По жребию мне досталась кровать, а истинному хозяину старая раскладушка, обнаруженная в кладовке. Автономов быстро заснул, а я еще долго читал при керосиновой лампе. Затем погасил ее. Пала тьма. За стенами дома царила ночь, и там царила несокрушимая тишина. Шум прибоя не долетал сюда. Дождь прекратился. СПЯЩЕЕ МОРЕ. СПЯЩИЕ ДЕРЕВЬЯ. ЗАСНУВШЕЕ НЕБО. Я сомкнул тяжелые, уставшие веки. Я положил ладонь на сердце, как привык, чтобы ощущать его биение. Многие умирают во сне, не успев понять, что произошло. Это, конечно, счастливый конец. Это милость Создателя, которую заслуживает не всякий. Но он не объявляет, он не предупреждает где и когда. Сколько лет или сколько дней осталось Сочинителю? Как мирно дышит Автономов — сколько лет или дней отмерено ему? Мы познали долгую жизнь; мы упорно двигались вверх и вверх, как лососевые на нерест; мы дали потомство; мы растратили молодые силы; нас обезобразило время; нас сносит течением; мы скоро умрем… Последний участок самый трудный. В конце пути стоит крест с надписью «УВЫ! УВЫ!». Как надо идти к финалу — быстрым шагом скорохода или медленно и равномерно, оберегая дыхание, или ползком, цепляясь за камни и траву?.. Какая участь уготована в городской квартире и какая здесь, в таежном скрадке?

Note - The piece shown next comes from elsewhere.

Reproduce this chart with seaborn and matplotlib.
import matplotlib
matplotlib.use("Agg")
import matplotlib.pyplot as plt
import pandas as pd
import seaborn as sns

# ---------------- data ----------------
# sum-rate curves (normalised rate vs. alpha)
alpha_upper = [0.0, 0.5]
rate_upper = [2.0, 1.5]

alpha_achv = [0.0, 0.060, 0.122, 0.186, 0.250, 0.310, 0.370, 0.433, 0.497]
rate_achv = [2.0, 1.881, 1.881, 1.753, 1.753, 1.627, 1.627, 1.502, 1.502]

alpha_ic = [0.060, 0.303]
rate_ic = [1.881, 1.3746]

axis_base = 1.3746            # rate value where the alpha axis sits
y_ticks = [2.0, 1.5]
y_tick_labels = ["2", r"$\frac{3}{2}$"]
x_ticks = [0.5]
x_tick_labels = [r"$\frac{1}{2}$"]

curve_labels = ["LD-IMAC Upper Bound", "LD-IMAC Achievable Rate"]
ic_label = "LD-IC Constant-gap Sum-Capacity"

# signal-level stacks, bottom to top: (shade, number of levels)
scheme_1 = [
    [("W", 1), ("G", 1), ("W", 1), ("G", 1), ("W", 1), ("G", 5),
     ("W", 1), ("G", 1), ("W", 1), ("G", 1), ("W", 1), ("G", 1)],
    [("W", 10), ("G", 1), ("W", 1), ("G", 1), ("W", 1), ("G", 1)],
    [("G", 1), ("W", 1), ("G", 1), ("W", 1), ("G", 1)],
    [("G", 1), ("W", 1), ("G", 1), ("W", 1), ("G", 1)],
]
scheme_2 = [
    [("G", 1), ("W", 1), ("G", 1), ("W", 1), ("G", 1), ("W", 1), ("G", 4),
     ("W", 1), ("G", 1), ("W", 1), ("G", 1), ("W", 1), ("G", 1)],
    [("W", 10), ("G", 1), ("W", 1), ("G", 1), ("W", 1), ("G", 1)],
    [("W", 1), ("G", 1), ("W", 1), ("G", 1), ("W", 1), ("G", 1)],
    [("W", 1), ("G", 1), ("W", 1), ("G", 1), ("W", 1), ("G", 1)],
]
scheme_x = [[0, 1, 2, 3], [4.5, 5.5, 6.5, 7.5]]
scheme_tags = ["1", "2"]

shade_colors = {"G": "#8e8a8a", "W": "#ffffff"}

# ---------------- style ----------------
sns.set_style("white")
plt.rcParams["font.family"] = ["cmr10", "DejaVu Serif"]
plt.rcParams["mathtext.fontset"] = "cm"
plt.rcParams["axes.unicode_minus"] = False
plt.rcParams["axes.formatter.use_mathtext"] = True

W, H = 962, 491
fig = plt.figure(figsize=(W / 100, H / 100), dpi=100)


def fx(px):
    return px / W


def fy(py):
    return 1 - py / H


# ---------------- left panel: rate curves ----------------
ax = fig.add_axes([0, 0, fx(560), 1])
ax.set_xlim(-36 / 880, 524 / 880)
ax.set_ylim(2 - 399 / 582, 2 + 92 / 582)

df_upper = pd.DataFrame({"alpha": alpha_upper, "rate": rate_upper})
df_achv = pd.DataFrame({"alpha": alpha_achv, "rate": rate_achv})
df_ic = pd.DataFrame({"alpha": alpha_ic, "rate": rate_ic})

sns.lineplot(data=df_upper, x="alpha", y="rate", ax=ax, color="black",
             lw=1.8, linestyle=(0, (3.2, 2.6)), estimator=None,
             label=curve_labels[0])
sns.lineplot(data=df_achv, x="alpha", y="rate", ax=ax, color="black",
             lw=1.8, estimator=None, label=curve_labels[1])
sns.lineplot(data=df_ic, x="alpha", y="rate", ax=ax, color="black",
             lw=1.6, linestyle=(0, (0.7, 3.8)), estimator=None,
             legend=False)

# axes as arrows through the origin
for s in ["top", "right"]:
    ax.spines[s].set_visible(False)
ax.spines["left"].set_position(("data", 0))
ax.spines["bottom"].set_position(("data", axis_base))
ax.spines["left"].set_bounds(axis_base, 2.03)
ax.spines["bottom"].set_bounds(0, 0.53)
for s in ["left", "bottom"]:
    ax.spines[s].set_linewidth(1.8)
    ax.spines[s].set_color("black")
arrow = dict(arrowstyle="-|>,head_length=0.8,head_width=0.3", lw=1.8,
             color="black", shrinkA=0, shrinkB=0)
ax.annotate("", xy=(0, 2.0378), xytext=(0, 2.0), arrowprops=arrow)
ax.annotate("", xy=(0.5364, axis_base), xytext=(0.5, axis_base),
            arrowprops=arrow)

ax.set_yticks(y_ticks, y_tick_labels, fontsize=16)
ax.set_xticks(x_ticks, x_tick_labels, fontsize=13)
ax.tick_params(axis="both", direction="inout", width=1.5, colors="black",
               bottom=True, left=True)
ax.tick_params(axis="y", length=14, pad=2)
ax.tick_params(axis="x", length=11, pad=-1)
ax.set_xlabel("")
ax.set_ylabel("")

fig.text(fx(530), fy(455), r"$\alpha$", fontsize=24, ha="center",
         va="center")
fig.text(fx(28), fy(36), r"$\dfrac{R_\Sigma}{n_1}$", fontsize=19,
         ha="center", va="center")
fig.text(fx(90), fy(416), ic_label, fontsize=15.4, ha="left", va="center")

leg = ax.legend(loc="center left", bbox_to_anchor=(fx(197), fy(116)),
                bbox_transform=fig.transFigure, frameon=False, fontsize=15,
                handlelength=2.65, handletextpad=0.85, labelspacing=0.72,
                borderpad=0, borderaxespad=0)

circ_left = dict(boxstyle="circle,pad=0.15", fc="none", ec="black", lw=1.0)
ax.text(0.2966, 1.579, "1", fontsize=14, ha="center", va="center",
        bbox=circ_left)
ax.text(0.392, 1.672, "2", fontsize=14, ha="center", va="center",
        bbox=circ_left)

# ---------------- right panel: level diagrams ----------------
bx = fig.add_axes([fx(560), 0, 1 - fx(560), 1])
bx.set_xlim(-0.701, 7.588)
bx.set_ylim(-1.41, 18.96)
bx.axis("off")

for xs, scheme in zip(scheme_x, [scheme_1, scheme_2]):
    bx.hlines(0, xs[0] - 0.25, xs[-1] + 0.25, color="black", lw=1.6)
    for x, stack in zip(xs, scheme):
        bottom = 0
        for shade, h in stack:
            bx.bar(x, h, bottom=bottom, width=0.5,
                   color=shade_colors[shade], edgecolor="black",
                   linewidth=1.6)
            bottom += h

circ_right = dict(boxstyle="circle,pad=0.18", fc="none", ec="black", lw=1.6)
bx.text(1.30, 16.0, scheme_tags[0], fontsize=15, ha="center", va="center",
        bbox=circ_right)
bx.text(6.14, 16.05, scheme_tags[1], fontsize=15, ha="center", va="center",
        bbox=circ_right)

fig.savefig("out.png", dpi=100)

СПИ, КОСТЯ. Ты смело и бесповоротно сменил стиль жизни. Ты избрал новый способ существования, который, правда, тоже не обеспечивает бессмертия, но исключает хотя бы страшную скамейку у подъезда, доминошный стол во дворе… Неважно, что руководило тобой — душевная боль или застарелая бесшабашность. Ты осознал… спи, Костя, спи… что исчерпал себя в прежней жизни и пробуешь начать с белого листа.

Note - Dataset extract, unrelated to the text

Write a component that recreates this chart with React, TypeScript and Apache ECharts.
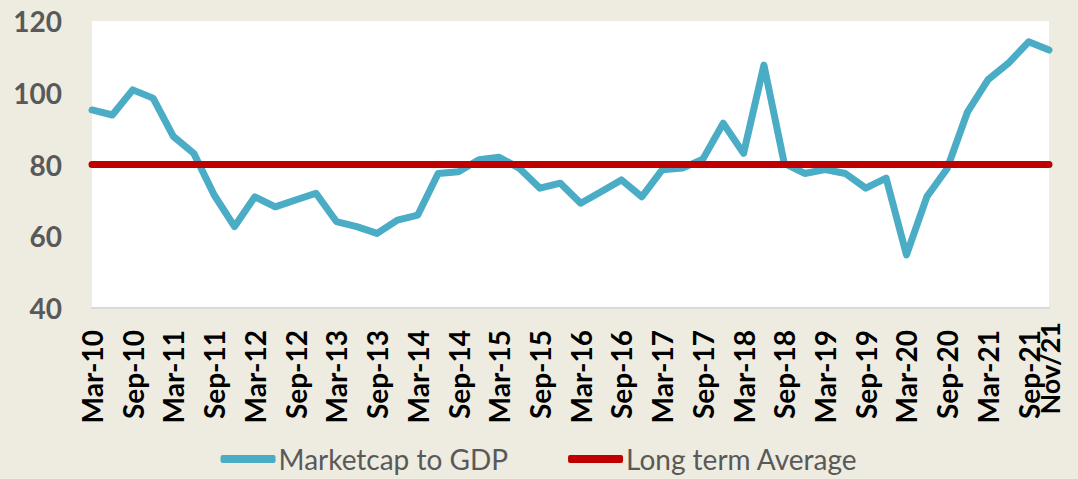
import React, { useEffect, useRef } from "react";
import * as echarts from "echarts";

const categories = [
  "Mar-10","Jun-10","Sep-10","Dec-10","Mar-11","Jun-11","Sep-11","Dec-11",
  "Mar-12","Jun-12","Sep-12","Dec-12","Mar-13","Jun-13","Sep-13","Dec-13",
  "Mar-14","Jun-14","Sep-14","Dec-14","Mar-15","Jun-15","Sep-15","Dec-15",
  "Mar-16","Jun-16","Sep-16","Dec-16","Mar-17","Jun-17","Sep-17","Dec-17",
  "Mar-18","Jun-18","Sep-18","Dec-18","Mar-19","Jun-19","Sep-19","Dec-19",
  "Mar-20","Jun-20","Sep-20","Dec-20","Mar-21","Jun-21","Sep-21","Nov/21",
];

const marketcapToGdp = [
  95.2, 93.8, 100.8, 98.5, 87.8, 83.1, 71.5, 62.7, 71, 68.2,
  70.1, 72, 64.1, 62.7, 60.8, 64.5, 65.9, 77.5, 78, 81.3,
  82, 78.9, 73.4, 74.8, 69.2, 72.4, 75.7, 71, 78.5, 79,
  81.5, 91.5, 83.1, 107.7, 80.3, 77.5, 78.6, 77.5, 73.4, 76.2,
  54.8, 71, 78.9, 94.7, 103.6, 108.2, 114.2, 111.9,
];

const longTermAverageValue = 80;
const longTermAverage = categories.map(() => longTermAverageValue);

const yTicks = { min: 40, max: 120, interval: 20 };

export default function App() {
  const ref = useRef<HTMLDivElement>(null);
  useEffect(() => {
    document.body.style.margin = "0";
    const chart = echarts.init(ref.current!, null, { renderer: "svg" });
    const font = "Lato, 'Open Sans', sans-serif";
    const last = categories.length - 1;
    chart.setOption({
      animation: false,
      backgroundColor: "#EEEBE0",
      textStyle: { fontFamily: font },
      grid: {
        left: 92,
        right: 29,
        top: 21,
        bottom: 171,
        show: true,
        backgroundColor: "#FFFFFF",
        borderWidth: 0,
      },
      legend: {
        bottom: 1,
        left: "center",
        icon: "roundRect",
        itemWidth: 55,
        itemHeight: 8,
        itemGap: 60,
        textStyle: { color: "#595959", fontSize: 28, fontFamily: font, padding: [0, 0, 0, -2] },
        data: ["Marketcap to GDP", "Long term Average"],
      },
      xAxis: [
        {
          type: "category",
          data: categories,
          boundaryGap: false,
          axisLine: { lineStyle: { color: "#D9D9D9", width: 2 } },
          axisTick: { show: false },
          splitLine: { show: false },
          axisLabel: {
            rotate: 90,
            margin: 22,
            color: "#000000",
            fontWeight: "bold",
            fontSize: 28,
            fontFamily: font,
            interval: (i: number) => i % 2 === 0 && i !== last,
          },
        },
        {
          type: "category",
          data: categories,
          boundaryGap: false,
          position: "bottom",
          axisLine: { show: false },
          axisTick: { show: false },
          splitLine: { show: false },
          axisLabel: {
            rotate: 90,
            margin: 14,
            color: "#000000",
            fontWeight: "bold",
            fontSize: 27,
            fontFamily: font,
            showMaxLabel: true,
            interval: (i: number) => i === last,
          },
        },
      ],
      yAxis: {
        type: "value",
        min: yTicks.min,
        max: yTicks.max,
        interval: yTicks.interval,
        axisLine: { show: false },
        axisTick: { show: false },
        splitLine: { show: false },
        axisLabel: {
          margin: 30,
          color: "#595959",
          fontWeight: "bold",
          fontSize: 28,
          fontFamily: font,
        },
      },
      series: [
        {
          name: "Marketcap to GDP",
          type: "line",
          data: marketcapToGdp,
          showSymbol: false,
          symbol: "none",
          itemStyle: { color: "#4BACC6" },
          lineStyle: { color: "#4BACC6", width: 7, cap: "round", join: "round" },
          z: 3,
        },
        {
          name: "Long term Average",
          type: "line",
          data: longTermAverage,
          showSymbol: false,
          symbol: "none",
          itemStyle: { color: "#C00000" },
          lineStyle: { color: "#C00000", width: 7, cap: "round" },
          z: 4,
        },
      ],
    });
    return () => chart.dispose();
  }, []);
  return <div ref={ref} style={{ width: 1078, height: 479 }} />;
}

А ты, Сочинитель? Что ты хочешь найти в глубине деревьев, на берегу пустынного моря? Иные декорации, а сюжет неизменен: те же восходы и закаты, то же чередование дней и ночей. Там, в городе, и здесь, на отшибе, время одинаково неумолимо, скорость его одинакова — там и тут. В любом случае конец определен, но похоже, что тут плотность времени иная, чем там; и, возможно, что тут не будешь ступать по своим же следам, а оставишь новые, как на свежем снегу… Так ли? Не самообман ли это?..

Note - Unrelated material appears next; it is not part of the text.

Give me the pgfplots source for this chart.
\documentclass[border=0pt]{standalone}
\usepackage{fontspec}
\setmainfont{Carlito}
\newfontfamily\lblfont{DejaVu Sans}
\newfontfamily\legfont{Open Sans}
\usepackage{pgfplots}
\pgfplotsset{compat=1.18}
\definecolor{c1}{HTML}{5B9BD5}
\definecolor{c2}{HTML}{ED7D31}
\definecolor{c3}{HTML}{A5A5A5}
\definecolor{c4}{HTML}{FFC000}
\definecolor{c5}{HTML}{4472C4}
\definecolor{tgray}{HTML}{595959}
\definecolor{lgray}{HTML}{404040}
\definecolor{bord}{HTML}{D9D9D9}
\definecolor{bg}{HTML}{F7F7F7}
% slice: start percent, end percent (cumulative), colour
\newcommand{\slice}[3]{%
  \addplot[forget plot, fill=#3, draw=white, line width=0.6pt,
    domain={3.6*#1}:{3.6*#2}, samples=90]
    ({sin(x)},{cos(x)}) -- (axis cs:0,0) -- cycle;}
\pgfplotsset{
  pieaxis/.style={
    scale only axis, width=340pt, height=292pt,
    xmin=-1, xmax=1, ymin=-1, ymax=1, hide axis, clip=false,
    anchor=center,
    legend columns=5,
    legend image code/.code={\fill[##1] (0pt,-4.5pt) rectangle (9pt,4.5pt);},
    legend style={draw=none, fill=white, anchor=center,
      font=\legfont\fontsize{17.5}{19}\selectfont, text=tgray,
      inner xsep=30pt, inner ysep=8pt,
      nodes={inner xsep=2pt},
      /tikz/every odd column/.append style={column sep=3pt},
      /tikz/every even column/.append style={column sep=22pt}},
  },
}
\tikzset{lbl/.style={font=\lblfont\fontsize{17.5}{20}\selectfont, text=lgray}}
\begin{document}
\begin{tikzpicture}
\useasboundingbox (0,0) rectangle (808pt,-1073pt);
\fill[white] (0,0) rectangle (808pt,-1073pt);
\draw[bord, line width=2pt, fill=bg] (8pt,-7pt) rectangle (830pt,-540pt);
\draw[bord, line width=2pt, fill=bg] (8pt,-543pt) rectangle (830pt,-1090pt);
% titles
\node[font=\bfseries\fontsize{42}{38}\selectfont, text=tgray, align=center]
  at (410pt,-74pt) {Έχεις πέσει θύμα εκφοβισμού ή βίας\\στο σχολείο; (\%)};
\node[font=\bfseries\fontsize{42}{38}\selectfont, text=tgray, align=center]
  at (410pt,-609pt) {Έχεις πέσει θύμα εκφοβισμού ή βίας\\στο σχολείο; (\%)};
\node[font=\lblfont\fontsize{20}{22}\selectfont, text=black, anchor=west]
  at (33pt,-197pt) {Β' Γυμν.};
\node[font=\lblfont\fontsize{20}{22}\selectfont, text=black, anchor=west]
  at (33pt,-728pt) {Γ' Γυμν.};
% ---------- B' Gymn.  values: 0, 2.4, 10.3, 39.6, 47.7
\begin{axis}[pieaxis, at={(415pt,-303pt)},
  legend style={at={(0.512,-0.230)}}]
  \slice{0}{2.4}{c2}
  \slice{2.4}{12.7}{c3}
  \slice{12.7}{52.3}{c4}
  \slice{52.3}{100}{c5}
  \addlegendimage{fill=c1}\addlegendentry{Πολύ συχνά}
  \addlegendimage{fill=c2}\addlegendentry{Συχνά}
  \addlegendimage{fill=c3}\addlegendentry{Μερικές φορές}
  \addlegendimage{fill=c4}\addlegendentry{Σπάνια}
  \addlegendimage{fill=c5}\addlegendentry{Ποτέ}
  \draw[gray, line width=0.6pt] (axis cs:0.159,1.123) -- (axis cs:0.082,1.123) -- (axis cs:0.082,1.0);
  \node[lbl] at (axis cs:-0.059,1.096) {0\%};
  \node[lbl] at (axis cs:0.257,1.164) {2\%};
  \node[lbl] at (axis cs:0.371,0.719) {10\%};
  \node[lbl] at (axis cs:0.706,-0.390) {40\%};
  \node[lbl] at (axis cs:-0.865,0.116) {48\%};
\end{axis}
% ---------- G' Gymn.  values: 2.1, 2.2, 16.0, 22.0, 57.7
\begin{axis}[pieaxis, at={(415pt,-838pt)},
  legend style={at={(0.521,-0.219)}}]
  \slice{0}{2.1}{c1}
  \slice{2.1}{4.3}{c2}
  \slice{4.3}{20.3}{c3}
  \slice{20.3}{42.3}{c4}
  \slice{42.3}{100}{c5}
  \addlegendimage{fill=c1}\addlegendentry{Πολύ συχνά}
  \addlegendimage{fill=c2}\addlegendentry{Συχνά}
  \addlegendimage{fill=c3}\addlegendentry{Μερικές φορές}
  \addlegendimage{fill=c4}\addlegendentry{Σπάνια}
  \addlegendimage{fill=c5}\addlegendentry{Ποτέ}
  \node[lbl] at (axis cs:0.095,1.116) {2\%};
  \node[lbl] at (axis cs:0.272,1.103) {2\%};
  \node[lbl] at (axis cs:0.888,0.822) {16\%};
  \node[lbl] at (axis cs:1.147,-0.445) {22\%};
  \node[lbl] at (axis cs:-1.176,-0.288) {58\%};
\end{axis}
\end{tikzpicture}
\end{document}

Спи, Костя. Мне видится маленький поселочек Арги-Паги, куда в конце концов может занести тебя (и меня?) судьба-лиходейка. Я вижу также большие города с огнями, там живут мои дочери. У них я прошу приюта, они говорят: мы не знаем тебя, старик. Кто ты? Или другое: наконец-то ты приехал, папа, входи. Вижу я очень ясно тебя, Костя, и себя, умирающих от белой горячки в каком-то логове… Думаю я о вечной жизни, она представляется мне бессрочным тюремным заточением. Не избегаю прошлого — дальнего и близкого: столько в нем намешано всего, какое неосмысленное варево! Счастливых событий мало, бедственных не счесть, но те и другие лишь острая, пряная приправа к массе пустопорожних дней и лет. Я, может быть, плачу, Костя. А возможно, смеюсь. Я думаю о количестве добра и зла, мной сотворенного; я не могу сказать, что перевешивает, ибо одно переходит в другое, ибо это двуединые понятия. Нашу жизнь, Костя, думаю я, определяет бессмыслица. Надо ли ценить нашу жизнь? Стоит ли жалеть об упущенных возможностях? Эх, дружище, как покойно и мирно ты спишь — ну как дите малое! Сейчас и я, наверно, усну. А завтра утром пробудимся, чтобы продолжать — на новый лад, но с прежней безнадежностью. БАЮ-БАЮШКИ-БАЮ, улыбаюсь я.